Set task. Give a verbatim copy of the lines below, minus the pictures.

Given data.
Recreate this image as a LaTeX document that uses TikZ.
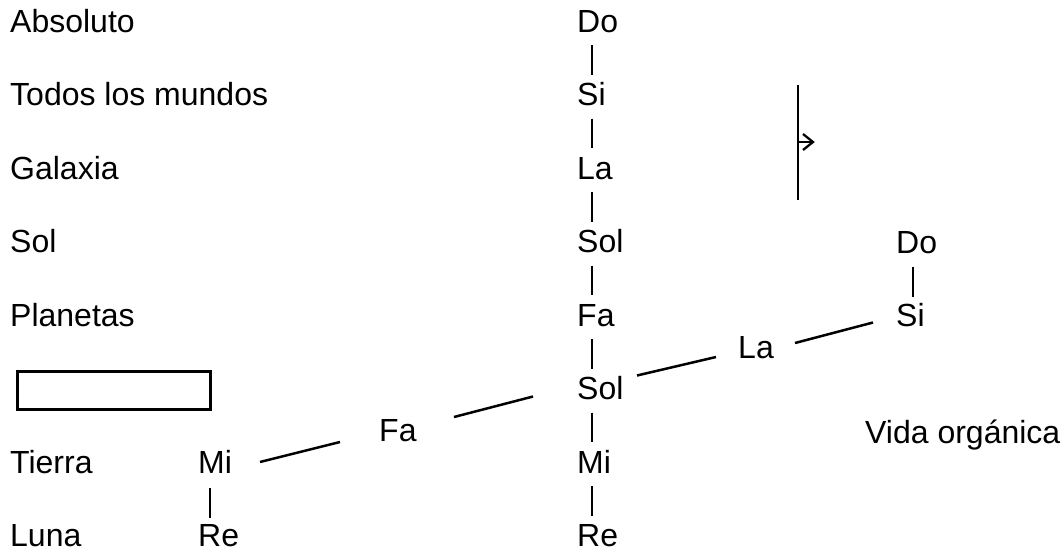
\documentclass[tikz,border=0pt]{standalone}
\usepackage{fontspec}
\setmainfont{Liberation Sans}
\usetikzlibrary{calc}
\begin{document}
\begin{tikzpicture}[x=1pt,y=-1pt,
  lbl/.style={anchor=base west,inner sep=0pt,font=\fontsize{32}{36}\selectfont},
  ln/.style={line width=2.5pt},
  box/.style={draw,line width=2.5pt}]
\useasboundingbox (0,0) rectangle (1063,555);
% left column
\node[lbl] (abs) at (10,32) {Absoluto};
\node[lbl] (todos) at (10,105.5) {Todos los mundos};
\node[lbl] (gal) at (10,179) {Galaxia};
\node[lbl] (solL) at (10,252.5) {Sol};
\node[lbl] (plan) at (10,326) {Planetas};
\node[box,minimum width=193pt,minimum height=38pt,inner sep=0pt,anchor=north west] (rect) at (16,370) {};
\node[lbl] (tierra) at (10,473) {Tierra};
\node[lbl] (luna) at (10,546.5) {Luna};
% middle column
\node[lbl] (m1) at (577,32) {Do};
\node[lbl] (m2) at (577,105.5) {Si};
\node[lbl] (m3) at (577,179) {La};
\node[lbl] (m4) at (577,252.5) {Sol};
\node[lbl] (m5) at (577,326) {Fa};
\node[lbl] (m6) at (577,399.5) {Sol};
\node[lbl] (m7) at (577,473) {Mi};
\node[lbl] (m8) at (577,546.5) {Re};
\foreach \a/\b in {m1/m2,m2/m3,m3/m4,m4/m5,m5/m6,m6/m7,m7/m8}
  \draw[ln] ($(\a.base west)+(15,13)$) -- ($(\b.base west)+(15,-31)$);
% lower left branch
\node[lbl] (mi) at (198,473) {Mi};
\node[lbl] (re) at (198,546.5) {Re};
\node[lbl] (fa) at (379,441) {Fa};
\draw[ln] ($(mi.base west)+(12,15)$) -- ($(re.base west)+(12,-29)$);
\draw[ln] ($(mi.base west)+(62,-11)$) -- ($(fa.base west)+(-39,1)$);
\draw[ln] ($(fa.base west)+(75,-24)$) -- ($(m6.base west)+(-44,-3)$);
% right branch
\node[lbl] (la) at (738,358) {La};
\node[lbl] (si) at (896,326.5) {Si};
\node[lbl] (do) at (896,253) {Do};
\draw[ln] ($(m6.base west)+(60,-24)$) -- ($(la.base west)+(-22,-1)$);
\draw[ln] ($(la.base west)+(57,-15)$) -- ($(si.base west)+(-23,-4)$);
\draw[ln] ($(do.base west)+(17,14)$) -- ($(si.base west)+(17,-30)$);
\node[lbl] (vida) at (865,443) {Vida orgánica};
% arrow mark
\coordinate (vt) at (798,85);
\coordinate (vb) at (798,200);
\coordinate (am) at (798,142);
\coordinate (at) at (813,142);
\coordinate (aw1) at (803,134);
\coordinate (aw2) at (803,150);
\draw[ln] (vt) -- (vb);
\draw[line width=2.3pt] (am) -- (at);
\draw[line width=2.3pt,line join=miter] (aw1) -- (at) -- (aw2);
\end{tikzpicture}
\end{document}
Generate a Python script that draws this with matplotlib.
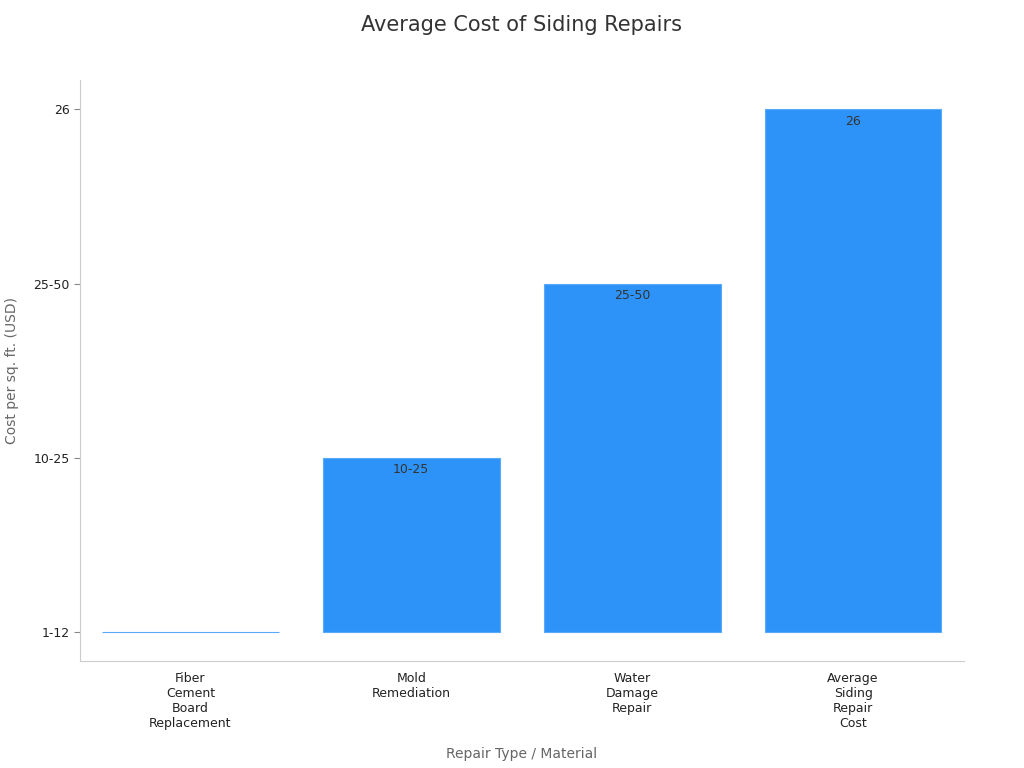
import matplotlib.pyplot as plt

# Data
categories = ['Fiber\nCement\nBoard\nReplacement', 'Mold\nRemediation', 'Water\nDamage\nRepair', 'Average\nSiding\nRepair\nCost']
cost_labels = ['1-12', '10-25', '25-50', '26']
# each bar's value is the index of its cost label on the categorical y axis
values = [0, 1, 2, 3]
bar_text = ['1-12', '10-25', '25-50', '26']

fig, ax = plt.subplots(figsize=(10.24, 7.68), dpi=100)
fig.subplots_adjust(left=0.078, right=0.941, top=0.896, bottom=0.139)

x = list(range(len(categories)))
ax.bar(x, values, width=0.8, color='#2e93f8', edgecolor='#5aa9f8', linewidth=0.8)

for xi, v, t in zip(x, values, bar_text):
    if v > 0:
        ax.text(xi, v - 0.03, t, ha='center', va='top', fontsize=9, color='#333333')

ax.set_xlim(-0.5, 3.5)
ax.set_ylim(-0.17, 3.17)
ax.set_xticks(x)
ax.set_xticklabels(categories, fontsize=9, color='#222222')
ax.set_yticks(range(len(cost_labels)))
ax.set_yticklabels(cost_labels, fontsize=9, color='#222222')
ax.tick_params(axis='x', length=0, pad=8)
ax.tick_params(axis='y', length=4, color='#888888')

for s in ['top', 'right']:
    ax.spines[s].set_visible(False)
for s in ['left', 'bottom']:
    ax.spines[s].set_color('#cccccc')

ax.set_title('Average Cost of Siding Repairs', fontsize=15, color='#333333', pad=35)
ax.set_xlabel('Repair Type / Material', fontsize=10, color='#666666', labelpad=12)
ax.set_ylabel('Cost per sq. ft. (USD)', fontsize=10, color='#666666', labelpad=10)

fig.savefig('out.png', dpi=100)
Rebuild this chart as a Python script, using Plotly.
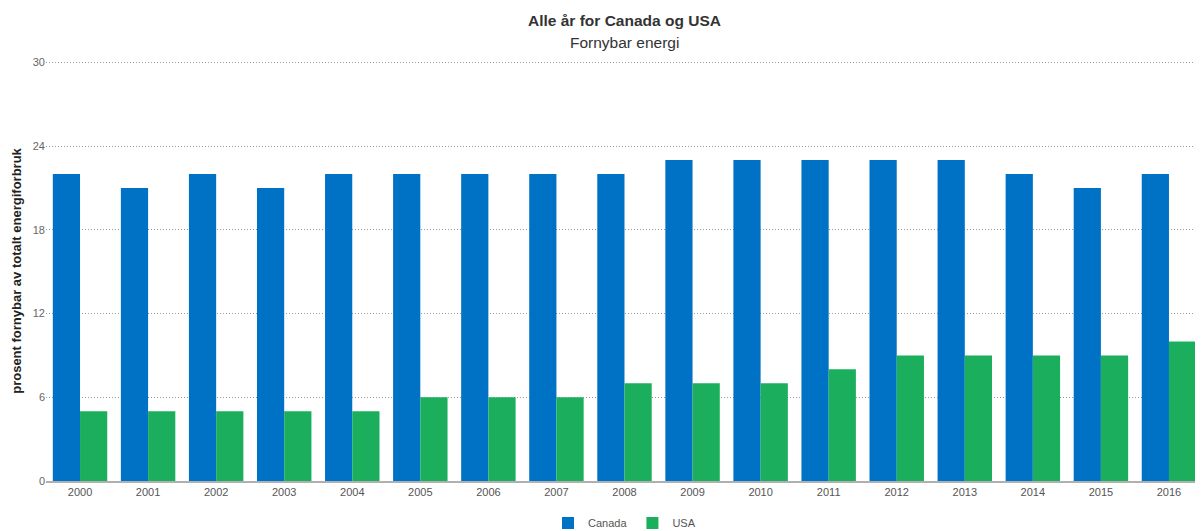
import plotly.graph_objects as go

years = [str(y) for y in range(2000, 2017)]
canada = [22, 21, 22, 21, 22, 22, 22, 22, 22, 23, 23, 23, 23, 23, 22, 21, 22]
usa = [5, 5, 5, 5, 5, 6, 6, 6, 7, 7, 7, 8, 9, 9, 9, 9, 10]
y_ticks = [0, 6, 12, 18, 24, 30]

fig = go.Figure()
fig.add_trace(go.Bar(x=years, y=canada, name="Canada", marker_color="#0072C6", marker_line_width=0))
fig.add_trace(go.Bar(x=years, y=usa, name="USA", marker_color="#1BAF5D", marker_line_width=0))

font = "Liberation Sans, Arial, sans-serif"
# page body has an 8px margin, so the figure is sized/offset to compensate
fig.update_layout(
    width=1195, height=523,
    margin=dict(l=38, r=0, t=53, b=50, autoexpand=False),
    paper_bgcolor="white", plot_bgcolor="white",
    barmode="group", bargap=0.2, bargroupgap=0,
    font=dict(family=font, color="#555555", size=11),
    showlegend=True,
    legend=dict(orientation="h", x=0.5, xanchor="center", y=-0.1, yanchor="middle",
                font=dict(size=11, color="#555555"), itemwidth=30),
    xaxis=dict(showgrid=False, showline=True, linecolor="#b0b0b0", linewidth=2,
               ticks="", tickfont=dict(size=11, color="#555555"), automargin=False),
    yaxis=dict(range=[0, 30.1], tickvals=y_ticks, showgrid=True, gridcolor="#9a9a9a",
               griddash="1px,2px", gridwidth=1, zeroline=False, showline=False,
               ticks="", tickfont=dict(size=11, color="#666666"), automargin=False,
               title=dict(text="<b>prosent fornybar av totalt energiforbruk</b>",
                          font=dict(size=13, color="#222222"), standoff=8)),
    annotations=[
        dict(text="<b>Alle år for Canada og USA</b>", xref="paper", yref="paper",
             x=0.5, y=1, yshift=41, showarrow=False, xanchor="center", yanchor="middle",
             font=dict(size=15.5, color="#333333", family=font)),
        dict(text="Fornybar energi", xref="paper", yref="paper",
             x=0.5, y=1, yshift=19, showarrow=False, xanchor="center", yanchor="middle",
             font=dict(size=15.5, color="#333333", family=font)),
    ],
)
fig.write_html("out.html")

The completed task.
Recreate this image as a LaTeX document that uses TikZ.
\documentclass[tikz,border=0pt]{standalone}
\usepackage{fontspec}
\setmainfont{Liberation Sans}
\usetikzlibrary{calc}
\begin{document}
\begin{tikzpicture}[x=1pt,y=-1pt,
  lbl/.style={anchor=base west,inner sep=0pt,font=\fontsize{32}{36}\selectfont},
  ln/.style={line width=2.5pt},
  box/.style={draw,line width=2.5pt}]
\useasboundingbox (0,0) rectangle (1063,555);
% left column
\node[lbl] (abs) at (10,32) {Absoluto};
\node[lbl] (todos) at (10,105.5) {Todos los mundos};
\node[lbl] (gal) at (10,179) {Galaxia};
\node[lbl] (solL) at (10,252.5) {Sol};
\node[lbl] (plan) at (10,326) {Planetas};
\node[box,minimum width=193pt,minimum height=38pt,inner sep=0pt,anchor=north west] (rect) at (16,370) {};
\node[lbl] (tierra) at (10,473) {Tierra};
\node[lbl] (luna) at (10,546.5) {Luna};
% middle column
\node[lbl] (m1) at (577,32) {Do};
\node[lbl] (m2) at (577,105.5) {Si};
\node[lbl] (m3) at (577,179) {La};
\node[lbl] (m4) at (577,252.5) {Sol};
\node[lbl] (m5) at (577,326) {Fa};
\node[lbl] (m6) at (577,399.5) {Sol};
\node[lbl] (m7) at (577,473) {Mi};
\node[lbl] (m8) at (577,546.5) {Re};
\foreach \a/\b in {m1/m2,m2/m3,m3/m4,m4/m5,m5/m6,m6/m7,m7/m8}
  \draw[ln] ($(\a.base west)+(15,13)$) -- ($(\b.base west)+(15,-31)$);
% lower left branch
\node[lbl] (mi) at (198,473) {Mi};
\node[lbl] (re) at (198,546.5) {Re};
\node[lbl] (fa) at (379,441) {Fa};
\draw[ln] ($(mi.base west)+(12,15)$) -- ($(re.base west)+(12,-29)$);
\draw[ln] ($(mi.base west)+(62,-11)$) -- ($(fa.base west)+(-39,1)$);
\draw[ln] ($(fa.base west)+(75,-24)$) -- ($(m6.base west)+(-44,-3)$);
% right branch
\node[lbl] (la) at (738,358) {La};
\node[lbl] (si) at (896,326.5) {Si};
\node[lbl] (do) at (896,253) {Do};
\draw[ln] ($(m6.base west)+(60,-24)$) -- ($(la.base west)+(-22,-1)$);
\draw[ln] ($(la.base west)+(57,-15)$) -- ($(si.base west)+(-23,-4)$);
\draw[ln] ($(do.base west)+(17,14)$) -- ($(si.base west)+(17,-30)$);
\node[lbl] (vida) at (865,443) {Vida orgánica};
% arrow mark
\coordinate (vt) at (798,85);
\coordinate (vb) at (798,200);
\coordinate (am) at (798,142);
\coordinate (at) at (813,142);
\coordinate (aw1) at (803,134);
\coordinate (aw2) at (803,150);
\draw[ln] (vt) -- (vb);
\draw[line width=2.3pt] (am) -- (at);
\draw[line width=2.3pt,line join=miter] (aw1) -- (at) -- (aw2);
\end{tikzpicture}
\end{document}
Generate a Python script that draws this with matplotlib.
import matplotlib.pyplot as plt

# Data
categories = ['Fiber\nCement\nBoard\nReplacement', 'Mold\nRemediation', 'Water\nDamage\nRepair', 'Average\nSiding\nRepair\nCost']
cost_labels = ['1-12', '10-25', '25-50', '26']
# each bar's value is the index of its cost label on the categorical y axis
values = [0, 1, 2, 3]
bar_text = ['1-12', '10-25', '25-50', '26']

fig, ax = plt.subplots(figsize=(10.24, 7.68), dpi=100)
fig.subplots_adjust(left=0.078, right=0.941, top=0.896, bottom=0.139)

x = list(range(len(categories)))
ax.bar(x, values, width=0.8, color='#2e93f8', edgecolor='#5aa9f8', linewidth=0.8)

for xi, v, t in zip(x, values, bar_text):
    if v > 0:
        ax.text(xi, v - 0.03, t, ha='center', va='top', fontsize=9, color='#333333')

ax.set_xlim(-0.5, 3.5)
ax.set_ylim(-0.17, 3.17)
ax.set_xticks(x)
ax.set_xticklabels(categories, fontsize=9, color='#222222')
ax.set_yticks(range(len(cost_labels)))
ax.set_yticklabels(cost_labels, fontsize=9, color='#222222')
ax.tick_params(axis='x', length=0, pad=8)
ax.tick_params(axis='y', length=4, color='#888888')

for s in ['top', 'right']:
    ax.spines[s].set_visible(False)
for s in ['left', 'bottom']:
    ax.spines[s].set_color('#cccccc')

ax.set_title('Average Cost of Siding Repairs', fontsize=15, color='#333333', pad=35)
ax.set_xlabel('Repair Type / Material', fontsize=10, color='#666666', labelpad=12)
ax.set_ylabel('Cost per sq. ft. (USD)', fontsize=10, color='#666666', labelpad=10)

fig.savefig('out.png', dpi=100)
Rebuild this chart as a Python script, using Plotly.
import plotly.graph_objects as go

years = [str(y) for y in range(2000, 2017)]
canada = [22, 21, 22, 21, 22, 22, 22, 22, 22, 23, 23, 23, 23, 23, 22, 21, 22]
usa = [5, 5, 5, 5, 5, 6, 6, 6, 7, 7, 7, 8, 9, 9, 9, 9, 10]
y_ticks = [0, 6, 12, 18, 24, 30]

fig = go.Figure()
fig.add_trace(go.Bar(x=years, y=canada, name="Canada", marker_color="#0072C6", marker_line_width=0))
fig.add_trace(go.Bar(x=years, y=usa, name="USA", marker_color="#1BAF5D", marker_line_width=0))

font = "Liberation Sans, Arial, sans-serif"
# page body has an 8px margin, so the figure is sized/offset to compensate
fig.update_layout(
    width=1195, height=523,
    margin=dict(l=38, r=0, t=53, b=50, autoexpand=False),
    paper_bgcolor="white", plot_bgcolor="white",
    barmode="group", bargap=0.2, bargroupgap=0,
    font=dict(family=font, color="#555555", size=11),
    showlegend=True,
    legend=dict(orientation="h", x=0.5, xanchor="center", y=-0.1, yanchor="middle",
                font=dict(size=11, color="#555555"), itemwidth=30),
    xaxis=dict(showgrid=False, showline=True, linecolor="#b0b0b0", linewidth=2,
               ticks="", tickfont=dict(size=11, color="#555555"), automargin=False),
    yaxis=dict(range=[0, 30.1], tickvals=y_ticks, showgrid=True, gridcolor="#9a9a9a",
               griddash="1px,2px", gridwidth=1, zeroline=False, showline=False,
               ticks="", tickfont=dict(size=11, color="#666666"), automargin=False,
               title=dict(text="<b>prosent fornybar av totalt energiforbruk</b>",
                          font=dict(size=13, color="#222222"), standoff=8)),
    annotations=[
        dict(text="<b>Alle år for Canada og USA</b>", xref="paper", yref="paper",
             x=0.5, y=1, yshift=41, showarrow=False, xanchor="center", yanchor="middle",
             font=dict(size=15.5, color="#333333", family=font)),
        dict(text="Fornybar energi", xref="paper", yref="paper",
             x=0.5, y=1, yshift=19, showarrow=False, xanchor="center", yanchor="middle",
             font=dict(size=15.5, color="#333333", family=font)),
    ],
)
fig.write_html("out.html")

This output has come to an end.